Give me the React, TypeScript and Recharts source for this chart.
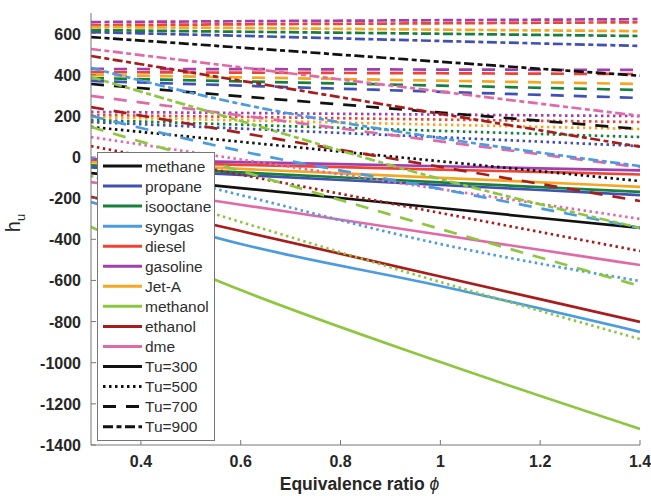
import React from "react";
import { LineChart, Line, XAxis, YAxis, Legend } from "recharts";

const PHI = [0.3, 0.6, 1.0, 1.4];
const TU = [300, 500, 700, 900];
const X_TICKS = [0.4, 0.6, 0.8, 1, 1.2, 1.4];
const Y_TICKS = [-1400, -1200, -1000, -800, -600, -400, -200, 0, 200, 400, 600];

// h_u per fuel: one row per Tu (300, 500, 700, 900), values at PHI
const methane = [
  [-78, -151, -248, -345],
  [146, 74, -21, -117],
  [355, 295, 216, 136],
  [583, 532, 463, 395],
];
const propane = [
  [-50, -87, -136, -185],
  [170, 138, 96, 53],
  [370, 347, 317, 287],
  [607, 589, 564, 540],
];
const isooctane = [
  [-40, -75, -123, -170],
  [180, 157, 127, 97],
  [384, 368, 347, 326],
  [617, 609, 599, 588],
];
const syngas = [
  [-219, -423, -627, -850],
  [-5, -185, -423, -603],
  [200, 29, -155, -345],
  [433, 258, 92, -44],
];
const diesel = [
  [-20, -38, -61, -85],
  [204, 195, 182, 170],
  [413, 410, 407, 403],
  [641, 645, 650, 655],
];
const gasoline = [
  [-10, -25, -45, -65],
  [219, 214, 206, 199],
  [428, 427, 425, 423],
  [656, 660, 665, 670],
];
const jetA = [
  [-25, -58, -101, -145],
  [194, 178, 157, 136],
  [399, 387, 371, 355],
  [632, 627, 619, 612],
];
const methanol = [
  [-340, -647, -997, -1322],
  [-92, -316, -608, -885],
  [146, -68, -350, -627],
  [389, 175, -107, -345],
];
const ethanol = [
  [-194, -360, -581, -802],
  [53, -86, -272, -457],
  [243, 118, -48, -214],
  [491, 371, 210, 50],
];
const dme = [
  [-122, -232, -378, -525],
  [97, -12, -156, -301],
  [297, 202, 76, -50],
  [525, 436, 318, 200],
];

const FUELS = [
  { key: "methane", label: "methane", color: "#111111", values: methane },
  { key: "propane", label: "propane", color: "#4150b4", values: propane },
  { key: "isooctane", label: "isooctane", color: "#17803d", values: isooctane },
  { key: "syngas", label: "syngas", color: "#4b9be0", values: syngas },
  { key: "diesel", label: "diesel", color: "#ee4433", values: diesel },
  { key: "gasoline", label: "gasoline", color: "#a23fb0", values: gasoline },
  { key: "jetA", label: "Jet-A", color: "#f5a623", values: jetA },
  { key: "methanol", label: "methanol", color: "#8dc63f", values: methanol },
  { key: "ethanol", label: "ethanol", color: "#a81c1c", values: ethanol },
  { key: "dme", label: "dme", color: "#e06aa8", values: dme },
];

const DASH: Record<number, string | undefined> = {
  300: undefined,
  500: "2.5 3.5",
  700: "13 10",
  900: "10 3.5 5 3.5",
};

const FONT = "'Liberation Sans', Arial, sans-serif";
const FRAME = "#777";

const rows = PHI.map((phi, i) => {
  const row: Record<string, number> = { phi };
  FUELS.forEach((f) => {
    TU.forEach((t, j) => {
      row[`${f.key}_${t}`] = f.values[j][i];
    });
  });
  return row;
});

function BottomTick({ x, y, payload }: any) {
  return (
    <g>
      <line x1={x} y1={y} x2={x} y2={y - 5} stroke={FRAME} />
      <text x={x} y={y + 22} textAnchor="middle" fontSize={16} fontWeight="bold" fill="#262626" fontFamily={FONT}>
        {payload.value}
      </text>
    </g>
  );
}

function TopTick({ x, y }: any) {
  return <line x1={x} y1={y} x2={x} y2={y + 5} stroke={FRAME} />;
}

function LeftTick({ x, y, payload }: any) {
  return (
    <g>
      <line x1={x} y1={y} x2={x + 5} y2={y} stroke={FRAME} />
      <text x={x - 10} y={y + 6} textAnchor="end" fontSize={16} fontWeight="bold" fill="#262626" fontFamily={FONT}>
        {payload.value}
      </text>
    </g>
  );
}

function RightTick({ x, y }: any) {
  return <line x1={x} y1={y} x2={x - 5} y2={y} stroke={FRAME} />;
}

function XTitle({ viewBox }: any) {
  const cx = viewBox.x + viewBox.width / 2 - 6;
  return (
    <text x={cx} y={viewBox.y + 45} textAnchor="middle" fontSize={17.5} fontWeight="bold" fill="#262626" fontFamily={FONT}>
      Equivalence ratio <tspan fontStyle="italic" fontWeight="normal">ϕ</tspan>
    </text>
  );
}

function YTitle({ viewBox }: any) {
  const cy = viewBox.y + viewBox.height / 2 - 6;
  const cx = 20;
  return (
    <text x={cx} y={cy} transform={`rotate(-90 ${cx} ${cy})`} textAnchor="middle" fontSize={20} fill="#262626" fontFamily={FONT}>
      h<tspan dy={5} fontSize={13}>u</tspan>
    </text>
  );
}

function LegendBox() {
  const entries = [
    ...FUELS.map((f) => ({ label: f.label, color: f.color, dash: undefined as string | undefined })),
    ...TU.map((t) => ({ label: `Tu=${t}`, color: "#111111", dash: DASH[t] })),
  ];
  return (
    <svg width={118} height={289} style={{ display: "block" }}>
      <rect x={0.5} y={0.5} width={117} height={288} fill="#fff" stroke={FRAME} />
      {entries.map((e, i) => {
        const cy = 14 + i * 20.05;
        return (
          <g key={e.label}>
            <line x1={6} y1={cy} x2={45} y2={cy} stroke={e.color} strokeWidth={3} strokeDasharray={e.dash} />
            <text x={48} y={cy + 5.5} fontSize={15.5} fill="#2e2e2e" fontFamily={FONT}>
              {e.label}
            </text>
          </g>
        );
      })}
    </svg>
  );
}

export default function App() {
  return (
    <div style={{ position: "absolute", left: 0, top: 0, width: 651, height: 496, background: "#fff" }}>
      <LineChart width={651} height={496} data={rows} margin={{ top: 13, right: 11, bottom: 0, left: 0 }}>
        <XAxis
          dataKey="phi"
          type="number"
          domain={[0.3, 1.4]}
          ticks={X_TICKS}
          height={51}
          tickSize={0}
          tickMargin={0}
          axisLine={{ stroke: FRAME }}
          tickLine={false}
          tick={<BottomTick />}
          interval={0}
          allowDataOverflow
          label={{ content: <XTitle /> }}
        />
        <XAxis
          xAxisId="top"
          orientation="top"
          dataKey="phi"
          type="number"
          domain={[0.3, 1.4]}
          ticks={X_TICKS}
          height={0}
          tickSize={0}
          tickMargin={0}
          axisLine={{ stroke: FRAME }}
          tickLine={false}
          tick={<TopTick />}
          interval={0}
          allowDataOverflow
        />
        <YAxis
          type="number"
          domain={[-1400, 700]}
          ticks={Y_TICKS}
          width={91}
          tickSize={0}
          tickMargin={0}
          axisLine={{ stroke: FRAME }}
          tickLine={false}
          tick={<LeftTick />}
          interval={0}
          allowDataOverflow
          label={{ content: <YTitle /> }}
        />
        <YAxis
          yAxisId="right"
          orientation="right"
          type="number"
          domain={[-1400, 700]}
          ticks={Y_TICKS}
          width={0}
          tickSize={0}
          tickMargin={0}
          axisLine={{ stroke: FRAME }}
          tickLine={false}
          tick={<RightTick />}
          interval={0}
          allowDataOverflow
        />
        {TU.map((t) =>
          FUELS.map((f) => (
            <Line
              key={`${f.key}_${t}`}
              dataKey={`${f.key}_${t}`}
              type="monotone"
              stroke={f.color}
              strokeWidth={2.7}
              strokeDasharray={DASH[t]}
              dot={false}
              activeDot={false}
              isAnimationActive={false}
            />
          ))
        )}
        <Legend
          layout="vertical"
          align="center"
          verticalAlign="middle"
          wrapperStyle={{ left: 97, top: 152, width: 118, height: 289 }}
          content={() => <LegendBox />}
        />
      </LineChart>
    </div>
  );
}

* _Requirement_: From the opening line of the listing above through the line bearing "200, 400, 600];", repeat each line exactly. Drop every picture.

* _Exercise response_:
Give me the React, TypeScript and Recharts source for this chart.
import React from "react";
import { LineChart, Line, XAxis, YAxis, Legend } from "recharts";

const PHI = [0.3, 0.6, 1.0, 1.4];
const TU = [300, 500, 700, 900];
const X_TICKS = [0.4, 0.6, 0.8, 1, 1.2, 1.4];
const Y_TICKS = [-1400, -1200, -1000, -800, -600, -400, -200, 0, 200, 400, 600];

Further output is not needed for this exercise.